SOURCE MATERIAL.
※ ※ ※

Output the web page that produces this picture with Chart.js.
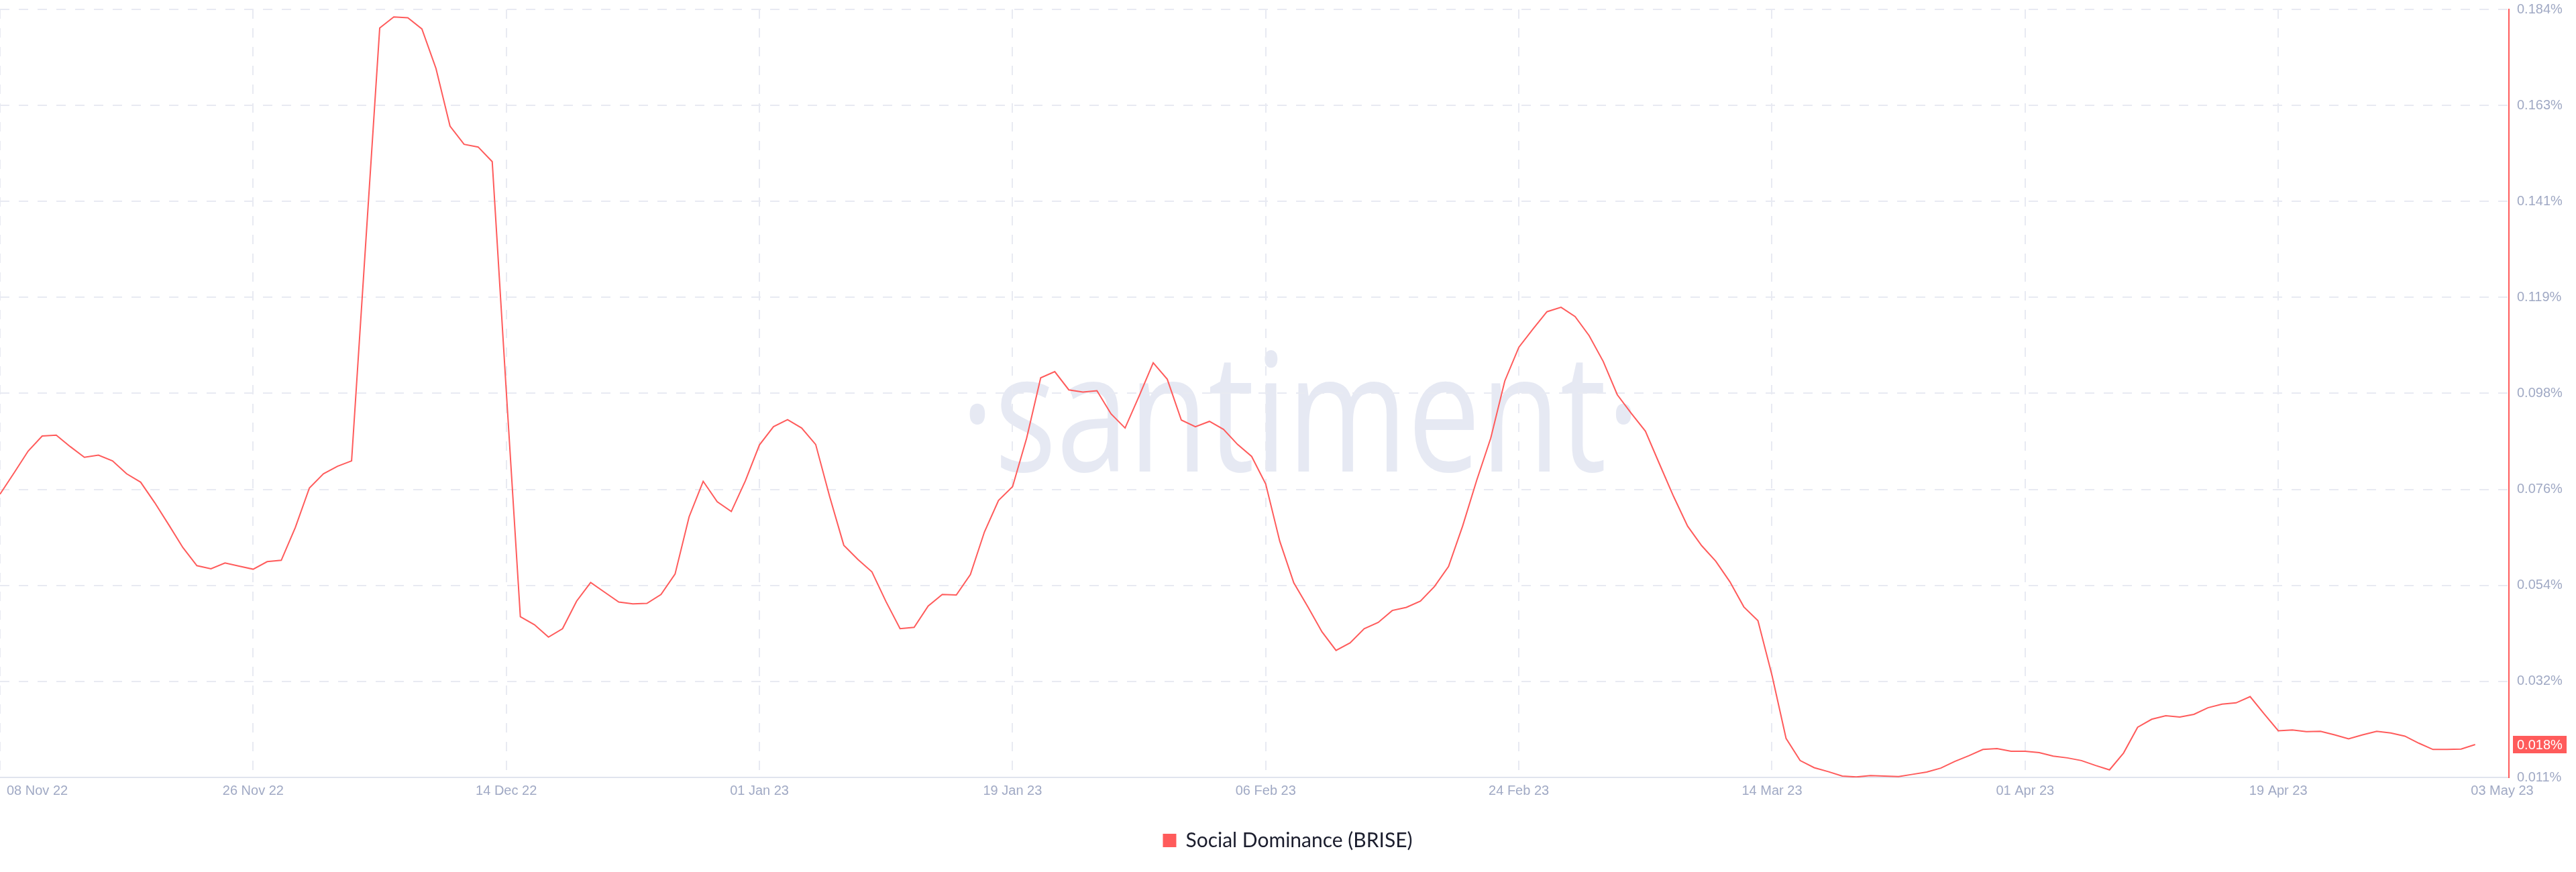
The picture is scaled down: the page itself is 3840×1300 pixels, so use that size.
<!DOCTYPE html>
<html>
<head>
<meta charset="utf-8">
<title>Social Dominance (BRISE)</title>
<script src="https://cdn.jsdelivr.net/npm/chart.js@4.4.1/dist/chart.umd.min.js"></script>
<style>
  html, body { margin: 0; padding: 0; background: #fff; }
</style>
</head>
<body>
<canvas id="chart" width="3840" height="1300"></canvas>
<script>
// one value per day, 08 Nov 22 (day 0) .. 03 May 23 (day 176), in %
const dominance = [
  0.0748, 0.0796, 0.0845, 0.0879, 0.0881, 0.0855, 0.0831, 0.0836, 0.0823, 0.0794,
  0.0775, 0.0729, 0.0679, 0.0628, 0.0587, 0.0580, 0.0593, 0.0586, 0.0579, 0.0596,
  0.0599, 0.0673, 0.0762, 0.0794, 0.0811, 0.0823, 0.1311, 0.1798, 0.1823, 0.1821,
  0.1796, 0.1707, 0.1577, 0.1536, 0.1530, 0.1497, 0.0980, 0.0472, 0.0454, 0.0426,
  0.0445, 0.0507, 0.0549, 0.0527, 0.0505, 0.0501, 0.0502, 0.0522, 0.0568, 0.0697,
  0.0777, 0.0731, 0.0709, 0.0778, 0.0859, 0.0900, 0.0916, 0.0897, 0.0860, 0.0742,
  0.0633, 0.0601, 0.0573, 0.0506, 0.0445, 0.0448, 0.0496, 0.0522, 0.0521, 0.0567,
  0.0663, 0.0734, 0.0765, 0.0874, 0.1010, 0.1024, 0.0983, 0.0978, 0.0981, 0.0929,
  0.0897, 0.0969, 0.1044, 0.1007, 0.0915, 0.0900, 0.0912, 0.0894, 0.0860, 0.0833,
  0.0771, 0.0642, 0.0548, 0.0494, 0.0438, 0.0396, 0.0413, 0.0445, 0.0459, 0.0486,
  0.0493, 0.0507, 0.0540, 0.0585, 0.0676, 0.0779, 0.0874, 0.1003, 0.1079, 0.1120,
  0.1159, 0.1169, 0.1148, 0.1105, 0.1047, 0.0972, 0.0930, 0.0890, 0.0816, 0.0743,
  0.0676, 0.0632, 0.0597, 0.0551, 0.0494, 0.0463, 0.0340, 0.0198, 0.0148, 0.0132,
  0.0123, 0.0113, 0.0111, 0.0114, 0.0113, 0.0112, 0.0117, 0.0122, 0.0131, 0.0146,
  0.0159, 0.0173, 0.0175, 0.0169, 0.0169, 0.0166, 0.0158, 0.0154, 0.0148, 0.0137,
  0.0127, 0.0165, 0.0223, 0.0241, 0.0249, 0.0246, 0.0252, 0.0267, 0.0275, 0.0278,
  0.0292, 0.0253, 0.0215, 0.0217, 0.0213, 0.0214, 0.0206, 0.0197, 0.0206, 0.0214,
  0.0210, 0.0203, 0.0187, 0.0173, 0.0173, 0.0174, 0.0184
];

const xTickDays = [0, 18, 36, 54, 72, 90, 108, 126, 144, 162, 176];
const xTickLabels = ['08 Nov 22', '26 Nov 22', '14 Dec 22', '01 Jan 23', '19 Jan 23', '06 Feb 23',
  '24 Feb 23', '14 Mar 23', '01 Apr 23', '19 Apr 23', '03 May 23'];

const yTicks = [0.011, 0.032625, 0.05425, 0.075875, 0.0975, 0.119125, 0.14075, 0.162375, 0.184];
const yTickLabels = ['0.011%', '0.032%', '0.054%', '0.076%', '0.098%', '0.119%', '0.141%', '0.163%', '0.184%'];

const seriesName = 'Social Dominance (BRISE)';

const lineColor = '#ff5b5b';
const axisText = '#a0a9c4';
const gridColor = '#e8eaf2';
const tickFont = { family: 'Liberation Sans', size: 20 };

const watermark = {
  id: 'watermark',
  beforeDraw(chart) {
    const ctx = chart.ctx;
    const text = '\u00b7santiment\u00b7';
    ctx.save();
    ctx.font = '400 245px "Open Sans"';
    ctx.fillStyle = '#e6e9f3';
    const m = ctx.measureText(text);
    const inkW = m.actualBoundingBoxLeft + m.actualBoundingBoxRight;
    ctx.translate(1445, 633);
    ctx.scale(987 / inkW, 1);
    ctx.fillText(text, m.actualBoundingBoxLeft, 0);
    ctx.restore();
  }
};

// last value tag on the right axis, and the two end date labels
const extras = {
  id: 'extras',
  afterDraw(chart) {
    const { ctx, chartArea, scales: { x, y } } = chart;
    const last = dominance[dominance.length - 1];
    const py = y.getPixelForValue(last);
    ctx.save();
    ctx.fillStyle = lineColor;
    ctx.fillRect(chartArea.right + 6, py - 13, 80, 26);
    ctx.fillStyle = '#fff';
    ctx.font = '20px "Liberation Sans"';
    ctx.textBaseline = 'middle';
    ctx.textAlign = 'left';
    ctx.fillText(last.toFixed(3) + '%', chartArea.right + 12, py + 1);

    const ly = x.top + 8 + 12;
    ctx.fillStyle = axisText;
    ctx.fillText(xTickLabels[0], x.getPixelForValue(xTickDays[0]) + 10, ly);
    ctx.textAlign = 'center';
    ctx.fillText(xTickLabels[xTickLabels.length - 1], x.getPixelForValue(x.max) - 10, ly);
    ctx.restore();
  }
};

const lastTick = xTickDays.length - 1;

new Chart(document.getElementById('chart'), {
  type: 'line',
  data: {
    datasets: [{
      label: seriesName,
      data: dominance.map((v, i) => ({ x: i, y: v })),
      borderColor: lineColor,
      backgroundColor: lineColor,
      borderWidth: 2,
      pointRadius: 0,
      tension: 0,
      fill: false
    }]
  },
  options: {
    responsive: false,
    animation: false,
    devicePixelRatio: 1,
    layout: { autoPadding: false, padding: { top: 14, right: 0, bottom: 22, left: 0 } },
    scales: {
      x: {
        type: 'linear',
        min: 0,
        max: 178.4,
        afterBuildTicks: s => { s.ticks = xTickDays.map(v => ({ value: v })); },
        afterFit: s => { s.height = 67; s.paddingLeft = 0; s.paddingRight = 0; },
        ticks: {
          autoSkip: false,
          maxRotation: 0,
          padding: 8,
          font: tickFont,
          color: c => (c.index === 0 || c.index === lastTick) ? 'rgba(0,0,0,0)' : axisText,
          callback: (v, i) => xTickLabels[i]
        },
        grid: {
          color: c => c.index === lastTick ? 'rgba(0,0,0,0)' : gridColor,
          lineWidth: 2,
          drawTicks: false
        },
        border: { color: '#e0e4ee', width: 2, dash: [14, 14] }
      },
      y: {
        position: 'right',
        min: 0.011,
        max: 0.184,
        afterBuildTicks: s => { s.ticks = yTicks.map(v => ({ value: v })); },
        afterFit: s => { s.width = 100; s.paddingTop = 0; s.paddingBottom = 0; },
        ticks: {
          padding: 12,
          font: tickFont,
          color: axisText,
          callback: (v, i) => yTickLabels[i]
        },
        grid: { color: gridColor, lineWidth: 2, drawTicks: false },
        border: { color: lineColor, width: 2, dash: [14, 14] }
      }
    },
    plugins: {
      tooltip: { enabled: false },
      legend: {
        position: 'bottom',
        labels: {
          boxWidth: 18,
          boxHeight: 18,
          padding: 12,
          color: '#1b1d2d',
          font: { family: 'Lato', size: 30 }
        }
      }
    }
  },
  plugins: [watermark, extras]
});
</script>
</body>
</html>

※ ※ ※

EXERCISE GOAL. Every line of the material is to be quoted exactly, with no pictures carried over.

THE RESPONSE.
Output the web page that produces this picture with Chart.js.
The picture is scaled down: the page itself is 3840×1300 pixels, so use that size.
<!DOCTYPE html>
<html>
<head>
<meta charset="utf-8">
<title>Social Dominance (BRISE)</title>
<script src="https://cdn.jsdelivr.net/npm/chart.js@4.4.1/dist/chart.umd.min.js"></script>
<style>
  html, body { margin: 0; padding: 0; background: #fff; }
</style>
</head>
<body>
<canvas id="chart" width="3840" height="1300"></canvas>
<script>
// one value per day, 08 Nov 22 (day 0) .. 03 May 23 (day 176), in %
const dominance = [
  0.0748, 0.0796, 0.0845, 0.0879, 0.0881, 0.0855, 0.0831, 0.0836, 0.0823, 0.0794,
  0.0775, 0.0729, 0.0679, 0.0628, 0.0587, 0.0580, 0.0593, 0.0586, 0.0579, 0.0596,
  0.0599, 0.0673, 0.0762, 0.0794, 0.0811, 0.0823, 0.1311, 0.1798, 0.1823, 0.1821,
  0.1796, 0.1707, 0.1577, 0.1536, 0.1530, 0.1497, 0.0980, 0.0472, 0.0454, 0.0426,
  0.0445, 0.0507, 0.0549, 0.0527, 0.0505, 0.0501, 0.0502, 0.0522, 0.0568, 0.0697,
  0.0777, 0.0731, 0.0709, 0.0778, 0.0859, 0.0900, 0.0916, 0.0897, 0.0860, 0.0742,
  0.0633, 0.0601, 0.0573, 0.0506, 0.0445, 0.0448, 0.0496, 0.0522, 0.0521, 0.0567,
  0.0663, 0.0734, 0.0765, 0.0874, 0.1010, 0.1024, 0.0983, 0.0978, 0.0981, 0.0929,
  0.0897, 0.0969, 0.1044, 0.1007, 0.0915, 0.0900, 0.0912, 0.0894, 0.0860, 0.0833,
  0.0771, 0.0642, 0.0548, 0.0494, 0.0438, 0.0396, 0.0413, 0.0445, 0.0459, 0.0486,
  0.0493, 0.0507, 0.0540, 0.0585, 0.0676, 0.0779, 0.0874, 0.1003, 0.1079, 0.1120,
  0.1159, 0.1169, 0.1148, 0.1105, 0.1047, 0.0972, 0.0930, 0.0890, 0.0816, 0.0743,
  0.0676, 0.0632, 0.0597, 0.0551, 0.0494, 0.0463, 0.0340, 0.0198, 0.0148, 0.0132,
  0.0123, 0.0113, 0.0111, 0.0114, 0.0113, 0.0112, 0.0117, 0.0122, 0.0131, 0.0146,
  0.0159, 0.0173, 0.0175, 0.0169, 0.0169, 0.0166, 0.0158, 0.0154, 0.0148, 0.0137,
  0.0127, 0.0165, 0.0223, 0.0241, 0.0249, 0.0246, 0.0252, 0.0267, 0.0275, 0.0278,
  0.0292, 0.0253, 0.0215, 0.0217, 0.0213, 0.0214, 0.0206, 0.0197, 0.0206, 0.0214,
  0.0210, 0.0203, 0.0187, 0.0173, 0.0173, 0.0174, 0.0184
];

const xTickDays = [0, 18, 36, 54, 72, 90, 108, 126, 144, 162, 176];
const xTickLabels = ['08 Nov 22', '26 Nov 22', '14 Dec 22', '01 Jan 23', '19 Jan 23', '06 Feb 23',
  '24 Feb 23', '14 Mar 23', '01 Apr 23', '19 Apr 23', '03 May 23'];

const yTicks = [0.011, 0.032625, 0.05425, 0.075875, 0.0975, 0.119125, 0.14075, 0.162375, 0.184];
const yTickLabels = ['0.011%', '0.032%', '0.054%', '0.076%', '0.098%', '0.119%', '0.141%', '0.163%', '0.184%'];

const seriesName = 'Social Dominance (BRISE)';

const lineColor = '#ff5b5b';
const axisText = '#a0a9c4';
const gridColor = '#e8eaf2';
const tickFont = { family: 'Liberation Sans', size: 20 };

const watermark = {
  id: 'watermark',
  beforeDraw(chart) {
    const ctx = chart.ctx;
    const text = '\u00b7santiment\u00b7';
    ctx.save();
    ctx.font = '400 245px "Open Sans"';
    ctx.fillStyle = '#e6e9f3';
    const m = ctx.measureText(text);
    const inkW = m.actualBoundingBoxLeft + m.actualBoundingBoxRight;
    ctx.translate(1445, 633);
    ctx.scale(987 / inkW, 1);
    ctx.fillText(text, m.actualBoundingBoxLeft, 0);
    ctx.restore();
  }
};

// last value tag on the right axis, and the two end date labels
const extras = {
  id: 'extras',
  afterDraw(chart) {
    const { ctx, chartArea, scales: { x, y } } = chart;
    const last = dominance[dominance.length - 1];
    const py = y.getPixelForValue(last);
    ctx.save();
    ctx.fillStyle = lineColor;
    ctx.fillRect(chartArea.right + 6, py - 13, 80, 26);
    ctx.fillStyle = '#fff';
    ctx.font = '20px "Liberation Sans"';
    ctx.textBaseline = 'middle';
    ctx.textAlign = 'left';
    ctx.fillText(last.toFixed(3) + '%', chartArea.right + 12, py + 1);

    const ly = x.top + 8 + 12;
    ctx.fillStyle = axisText;
    ctx.fillText(xTickLabels[0], x.getPixelForValue(xTickDays[0]) + 10, ly);
    ctx.textAlign = 'center';
    ctx.fillText(xTickLabels[xTickLabels.length - 1], x.getPixelForValue(x.max) - 10, ly);
    ctx.restore();
  }
};

const lastTick = xTickDays.length - 1;

new Chart(document.getElementById('chart'), {
  type: 'line',
  data: {
    datasets: [{
      label: seriesName,
      data: dominance.map((v, i) => ({ x: i, y: v })),
      borderColor: lineColor,
      backgroundColor: lineColor,
      borderWidth: 2,
      pointRadius: 0,
      tension: 0,
      fill: false
    }]
  },
  options: {
    responsive: false,
    animation: false,
    devicePixelRatio: 1,
    layout: { autoPadding: false, padding: { top: 14, right: 0, bottom: 22, left: 0 } },
    scales: {
      x: {
        type: 'linear',
        min: 0,
        max: 178.4,
        afterBuildTicks: s => { s.ticks = xTickDays.map(v => ({ value: v })); },
        afterFit: s => { s.height = 67; s.paddingLeft = 0; s.paddingRight = 0; },
        ticks: {
          autoSkip: false,
          maxRotation: 0,
          padding: 8,
          font: tickFont,
          color: c => (c.index === 0 || c.index === lastTick) ? 'rgba(0,0,0,0)' : axisText,
          callback: (v, i) => xTickLabels[i]
        },
        grid: {
          color: c => c.index === lastTick ? 'rgba(0,0,0,0)' : gridColor,
          lineWidth: 2,
          drawTicks: false
        },
        border: { color: '#e0e4ee', width: 2, dash: [14, 14] }
      },
      y: {
        position: 'right',
        min: 0.011,
        max: 0.184,
        afterBuildTicks: s => { s.ticks = yTicks.map(v => ({ value: v })); },
        afterFit: s => { s.width = 100; s.paddingTop = 0; s.paddingBottom = 0; },
        ticks: {
          padding: 12,
          font: tickFont,
          color: axisText,
          callback: (v, i) => yTickLabels[i]
        },
        grid: { color: gridColor, lineWidth: 2, drawTicks: false },
        border: { color: lineColor, width: 2, dash: [14, 14] }
      }
    },
    plugins: {
      tooltip: { enabled: false },
      legend: {
        position: 'bottom',
        labels: {
          boxWidth: 18,
          boxHeight: 18,
          padding: 12,
          color: '#1b1d2d',
          font: { family: 'Lato', size: 30 }
        }
      }
    }
  },
  plugins: [watermark, extras]
});
</script>
</body>
</html>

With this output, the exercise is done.